O exemplo de alguém que realmente tem fé é o próprio Eli, mas ela não se manifesta em palavras e sim em ações concretas, silenciosas e obstinadas. Ele é o retrato da fé que move o impossível, da força interior que permite ao ser humano resistir mesmo quando tudo o que resta ao redor é ruína.
No mundo desumanizado do filme, no qual a violência substitui o diálogo e o medo se torna a única linguagem compreendida, Eli caminha como um contraste vivo e coloca cores em um mundo cinza. Sua serenidade é a prova de que a fé não o afasta da realidade — ela o fortalece dentro dela. Ele não nega a dor, não ignora o sofrimento, mas escolhe enfrentá-los com propósito.
No fundo, o que “O Livro de Eli” nos ensina é que a fé não é sobre saber o destino, mas sobre confiar no caminho. Não se pode prever o futuro, nem mesmo se veremos os frutos da semente que protegemos; porém, caminhar nessa jornada é o que nos fará realizar nossa missão. E essa lição é talvez a mais necessária para os tempos modernos, em que tantos caminham perdidos, sem perceber que, mesmo na escuridão, a direção ainda pode ser sentida se o coração estiver desperto.

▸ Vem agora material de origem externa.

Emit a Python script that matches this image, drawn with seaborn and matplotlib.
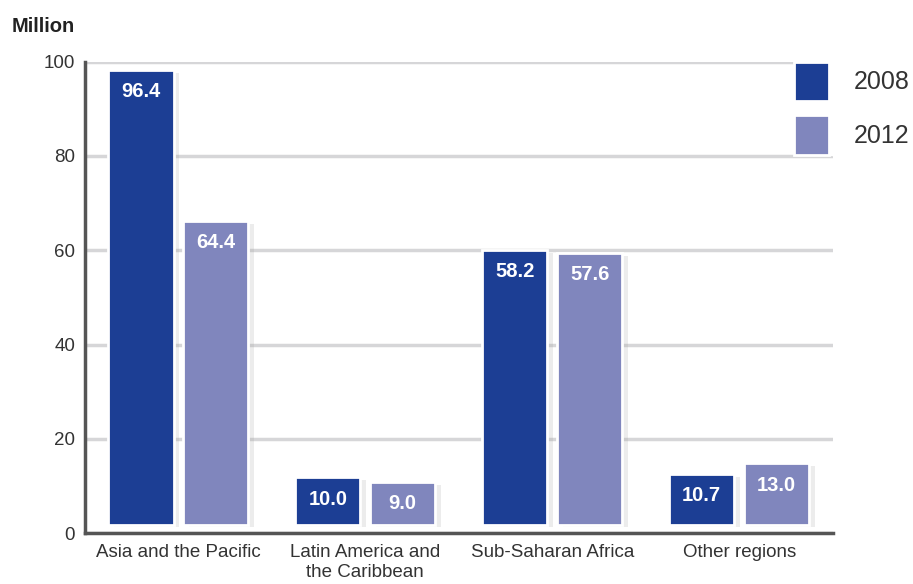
import pandas as pd
import seaborn as sns
import matplotlib.pyplot as plt
import matplotlib.patheffects as pe

# Data
regions = ['Asia and the Pacific', 'Latin America and\nthe Caribbean',
           'Sub-Saharan Africa', 'Other regions']
years = ['2008', '2012']
values_2008 = [96.4, 10.0, 58.2, 10.7]
values_2012 = [64.4, 9.0, 57.6, 13.0]

df = pd.DataFrame({
    'region': regions * 2,
    'year': [years[0]] * 4 + [years[1]] * 4,
    'value': values_2008 + values_2012,
})

sns.set_style('white')
plt.rcParams['font.family'] = ['Liberation Sans', 'DejaVu Sans']

fig = plt.figure(figsize=(9.13, 5.84), dpi=100)
ax = fig.add_axes([0.093, 0.0873, 0.819, 0.807])

palette = {'2008': '#1c3e94', '2012': '#8086bd'}
sns.barplot(data=df, x='region', y='value', hue='year', palette=palette,
            width=0.8, gap=0.13, saturation=1, edgecolor='white', linewidth=2,
            ax=ax, zorder=3)

# bars float slightly above the axis line, with a soft shadow
for p in ax.patches:
    if p.get_height() > 0:
        p.set_y(1.8)
        p.set_path_effects([pe.SimplePatchShadow(offset=(4, -2), shadow_rgbFace='#999999', alpha=0.18),
                            pe.Normal()])

for container in ax.containers:
    for bar, v in zip(container, container.datavalues):
        cx = bar.get_x() + bar.get_width() / 2
        top = bar.get_y() + bar.get_height()
        ax.text(cx, top - 2.6, f'{v:.1f}', ha='center', va='top', color='white',
                fontsize=14.5, fontweight='bold', zorder=5)

ax.set_ylim(0, 100)
ax.set_xlim(-0.5, 3.5)
ax.set_yticks([0, 20, 40, 60, 80, 100])
ax.yaxis.grid(True, color='#d6d6d8', linewidth=2.5, zorder=0)
ax.set_axisbelow(True)
ax.set_xlabel('')
ax.set_ylabel('')
for side in ['top', 'right']:
    ax.spines[side].set_visible(False)
for side in ['left', 'bottom']:
    ax.spines[side].set_color('#555555')
    ax.spines[side].set_linewidth(2.5)
ax.tick_params(axis='both', length=0, labelsize=13.5, colors='#333333')
ax.tick_params(axis='y', pad=7)
ax.tick_params(axis='x', pad=8)

fig.text(0.013, 0.955, 'Million', fontsize=14.5, fontweight='bold', color='#222222',
         va='center', ha='left')

handles, labels = ax.get_legend_handles_labels()
leg = ax.legend(handles, labels, loc='upper left', bbox_to_anchor=(0.948, 1.0),
                frameon=True, facecolor='white', edgecolor='white', framealpha=1,
                fontsize=18, handlelength=1.4, handleheight=2.05,
                handletextpad=1.0, labelspacing=0.56, borderpad=0.0,
                borderaxespad=0)
for t in leg.get_texts():
    t.set_color('#333333')
leg.set_zorder(6)

fig.savefig('out.png', dpi=100)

A passagem do conhecimento de Eli para Solara é uma metáfora do que mantém a humanidade viva: a transmissão de valores. Nenhuma civilização sobrevive sem transmitir aquilo em que acredita. Cada geração é responsável por preservar, adaptar e replantar os princípios que sustentam a dignidade humana. Assim, “O Livro de Eli” fala sobre algo mais profundo que a fé religiosa: ele fala sobre a herança espiritual. O que deixamos para o mundo não são nossos bens, mas nossos exemplos.
Ao final, o livro chega ao seu destino, reescrito, protegido, guardado. Mas o verdadeiro milagre já havia acontecido: a mensagem estava viva em uma nova mente, pronta para continuar o ciclo. Esse é o renascimento da humanidade, quando o espírito encontra um novo corpo para habitar.